I've said it before that an NHRA midway might be the only place in the world where you can buy funnel cakes, an Ashley Force T-shirt and a new set of cylinder heads while walking less than 100 yards.
Like anything else, of course, drag racing has its issues.
Eric Medlen and Scott Kalitta have been killed in crashes since the start of the 2007 season, and 14-time funny-car champion John Force was badly injured in a crash late last year.
Medlen drove for Force's team, so these days Force is as passionately involved in improving his sport's safety as he is pursuing more victories and getting his daughters' careers off the starting line.
NHRA itself has cut its top fuel and funny car runs from the quarter-mile to 1,000 feet in an effort to address safety.
NHRA teams are like NASCAR teams in that they're always looking to land and keep sponsors while battling costs that keep rising.

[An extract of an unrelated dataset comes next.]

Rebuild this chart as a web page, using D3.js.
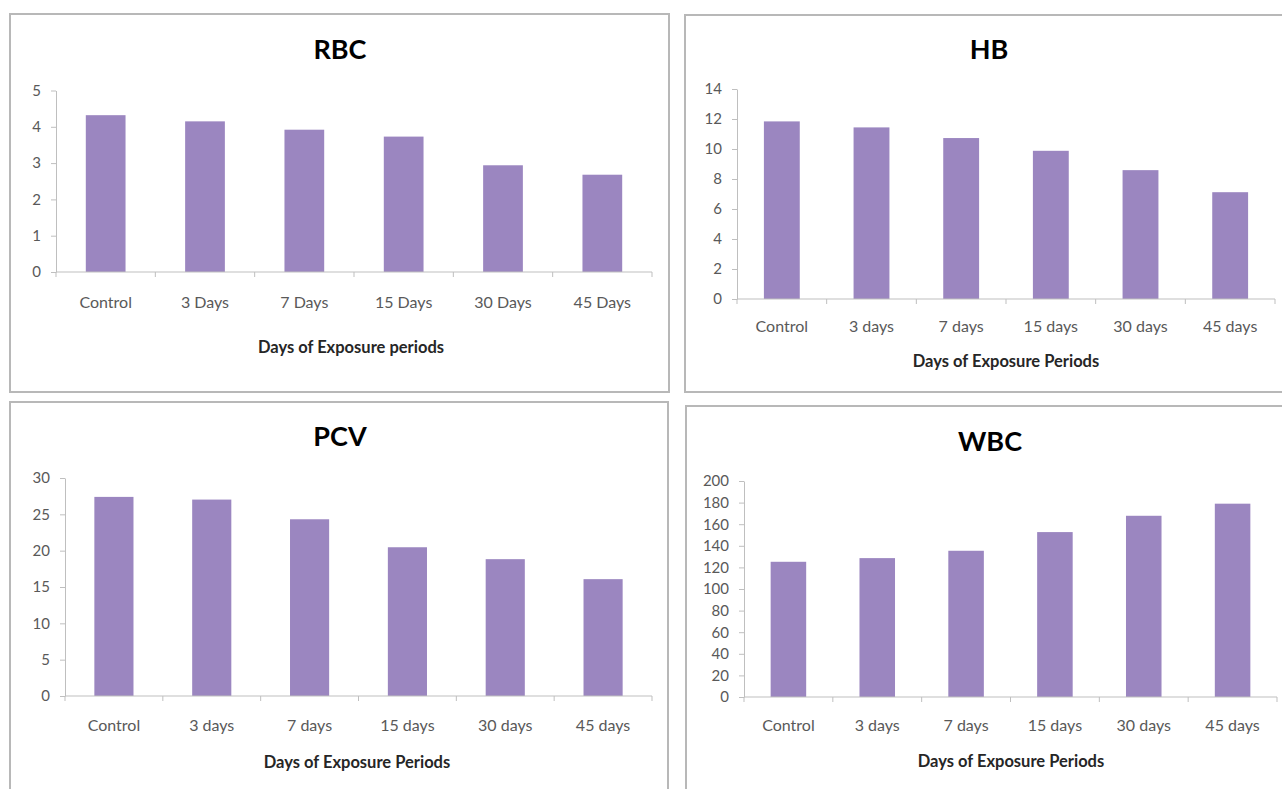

Drag racing doesn't get anywhere near as much money out of television as other sports because it's difficult to cover live on television.
With a gap of more than an hour after the semifinal rounds, four final sprints down the track to crown event winners in top fuel, funny car, pro stock and pro-stock motorcycle can be finished in a flash. Unless those four finals are spectacular, the weekend can end anticlimactically.
Drag racing's top series will conclude its regular season at Indianapolis and begin its six-race Countdown to One – akin to NASCAR's Chase to the Sprint Cup – when it debuts here in three weeks.
It ought to be fun, and it for dang sure figures to be interesting.